The best value I see in it are the fixes you can apply to vfp9.exe, too.
In the end, I think that's almost like using VFPA 32bit. This also has additional benefits, as we saw in some threads, lately, like larger FPT files allowing to store more in Memo or Blob fields without fearing the 2GB limit, even in each individual field.
The only thing that already has bugged me a few times is VFP's fuzzy handling of longer strings than officially documented and in the new-to-me memo bug even relatively short memo contents. I can live with such things, as long as there are workarounds or even better alternatives as is COPY MEMO in case of storing memo content to a file.
I don't feel that good with the patching update process, and the lack of issue tracking as was pointed out by Rick Strahl in the link Tore Bleken posted, I already also pointed to Rick Strahl's comments in another thread:
As it's April now, the downloads work for a while again, I actually will try to get it going to take a look into how far you can make use of longer strings in a meaningful and performant and consistent way. It's not necessary to have longer strings to be able to use FILETOSTR() or STRTOFILE(), though, and just as an intermediate vehicle from memo to file or vice versa, I also don't need long string support. Windows API allows handling larger files, too, by the way. So far I could always mitigate problems with long strings by changing the processing to smaller portions, even with performance gains.

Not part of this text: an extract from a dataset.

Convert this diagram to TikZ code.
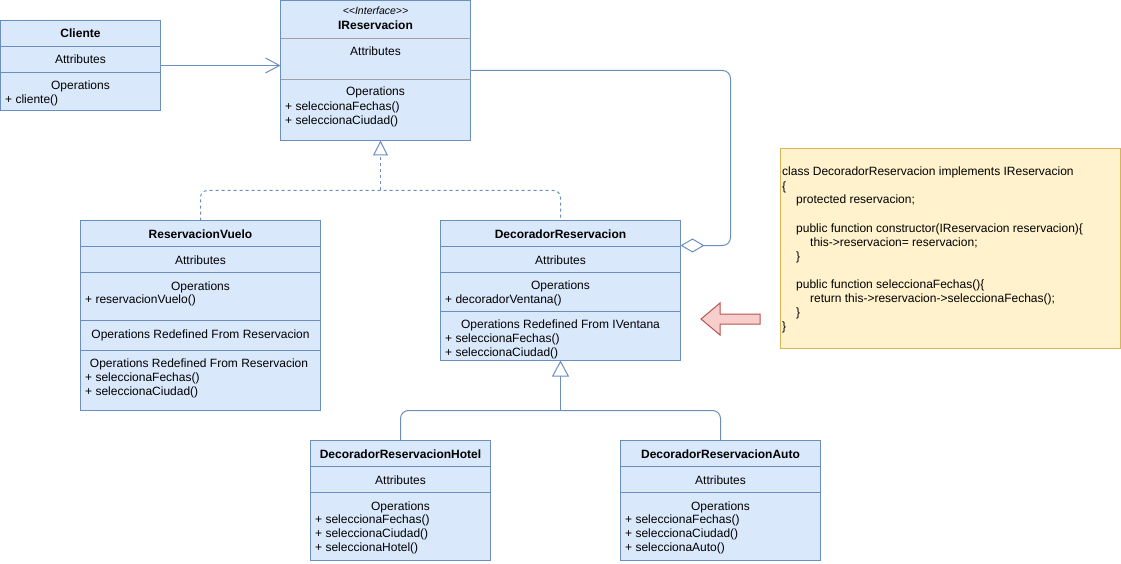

Otherwise larger DBFs are also not really a solution to scalability issues, you have a better benefit of changing from DBFs to a SQL server backend, overcoming the 2GB limit is not the end of what's needed to enable everything you can have with other databases, like better partitioning of data and other index types or even completely different storage concepts. The major benefits of DBFs are also string in smaller DBFs, so overcoming the size limitation is almost counterproductive.
I think my almost namesake Christof Wollenhaupt has understood one thing better than any other effort to continue VFP development: If there are bugs, they are mainly in the runtime, not in the byte code the build process makes of VFP source code. So the future of a continuation of the VFP language isn't in patching the IDE mainly, but in developing a new runtime. The VFP C compiler from Chen, therefore, is the best he has to offer in the package. Not because of its core feature to mix in C++ code, but to get rid of dependencies of the older C++ runtime versions and to keep VFP up to date on that level. The usual vfp9r.dll or vfp9t.dll are still also just patched versions of those original DLLs as VFPAR.DLL and VFPAT.DLL, so it's only an advance on the lowest level of C++ dependency but would allow having a more consistent development of FLLs using the same C++ runtime versions as the VFPAR.DLL runtime and that's a slight plus.
I'm also not sure about the legality of all of this and not confident MS will always look away just because they have "bigger fish to fry".